Common Pitfalls (and Fixes)

- Over‑customization on day one: Boil the ocean with 30 forms, and no one uses them. Fix: Launch with three workflows; expand monthly.

- Shadow channels: People still DM attorneys. Fix: Make the best path the easiest path; enable quick‑add from email/Slack and auto‑acknowledgments.

- Black‑box AI: If outputs aren’t explainable, adoption stalls. Fix: Require cited sources (playbooks, clauses) and show rationale in the ticket.

- No audit trail: Approvals happen in chat and vanish. Fix: Log decisions, escalations, and versioned templates as part of the record.

- Change without champions: Intake fails if managers aren’t modeling it. Fix: Recruit GTM/Procurement leads as co‑owners; report wins weekly.

Quick Wins with AI Agents

- NDA self‑service: Agent collects parties, term, governing law; generates the approved template; routes exceptions automatically.

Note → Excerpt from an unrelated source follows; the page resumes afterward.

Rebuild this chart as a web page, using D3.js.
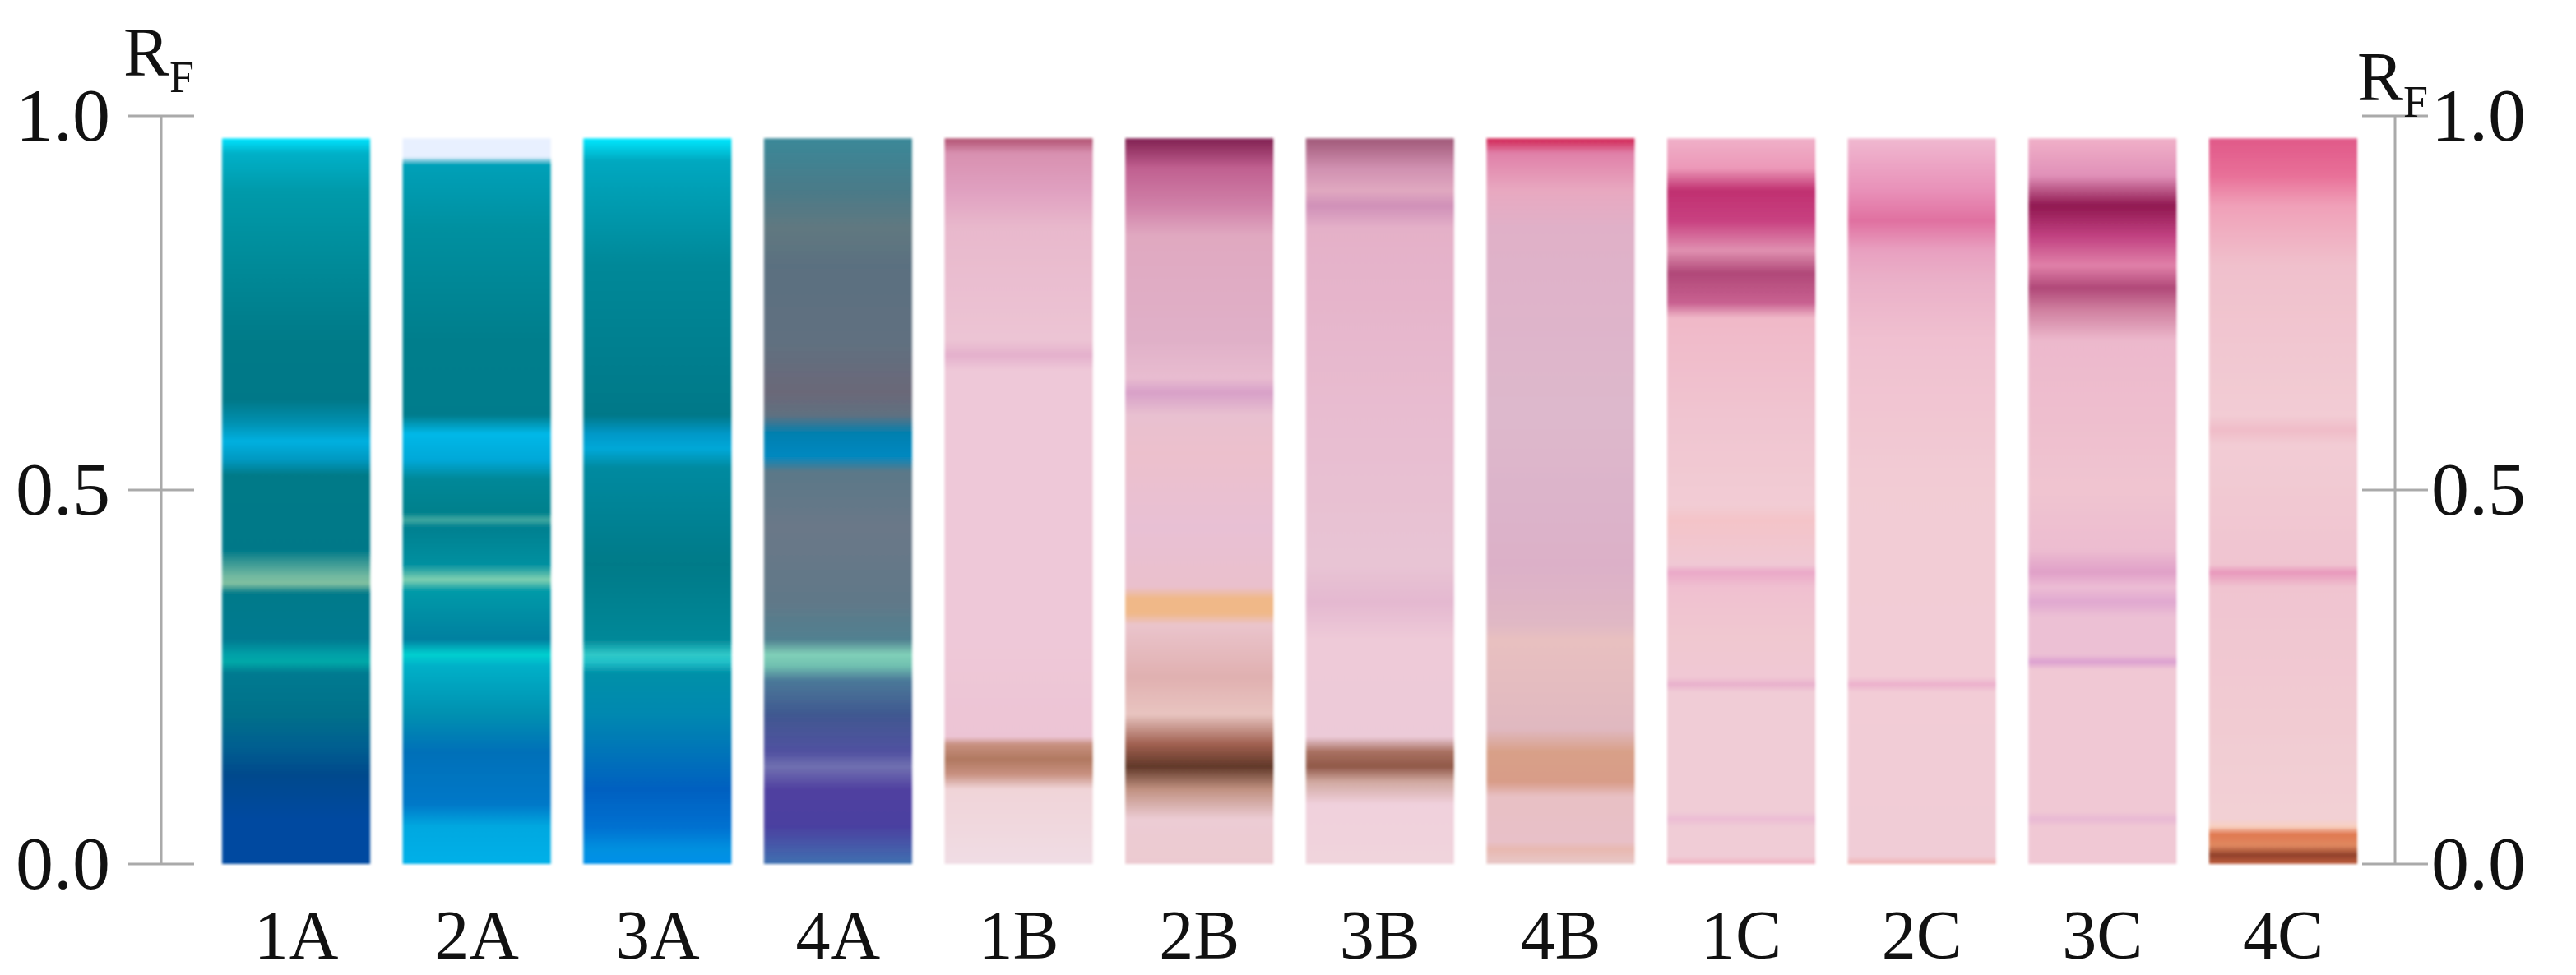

- Vendor privacy review: Intake captures data categories, processing locations, sub‑processors; agent maps to your DPIA checklist and flags high‑risk flows.

- Marketing claims: Agent extracts claims language and required substantiation; routes to brand counsel with a pre‑filled checklist.

- Sales order bumps: Agent classifies standard vs. non‑standard terms; suggests fallback positions and assembles a redline packet for counsel.

Each win removes friction from a high‑volume edge, proving value without big‑bang change.

Actionable Next Step: A 30‑Day Pilot Blueprint

- Week 1: Pick three workflows, define minimum fields, import templates, and codify routing/SLAs.

- Week 2: Train the agent on playbooks and examples; enable email and Slack intake; turn on auto‑acknowledgments with clear expectations.

- Week 3: Go live to two departments (e.g., Sales and Procurement); office hours daily; track first‑response time and percent of requests needing no follow‑ups.

- Week 4: Review metrics, collect qualitative feedback, refine prompts and fields; publish a before/after dashboard.

If you’re on Sandstone, this looks like dropping an intake agent into Slack and your shared legal inbox, attaching your playbooks, and turning on human‑in‑the‑loop review for anything above the risk line. By day 30, you’ll know what to scale.

The Bottom Line

When intake turns into a knowledge engine, legal stops being a bottleneck and becomes connective tissue—aligning speed with standards. Layer by layer, your playbooks, positions, and workflows compound into a durable operating system. That’s the promise of Sandstone: strength through layers, crafted precision, and natural integration with how your team already works. Build the front door right, and you build trust and growth on bedrock.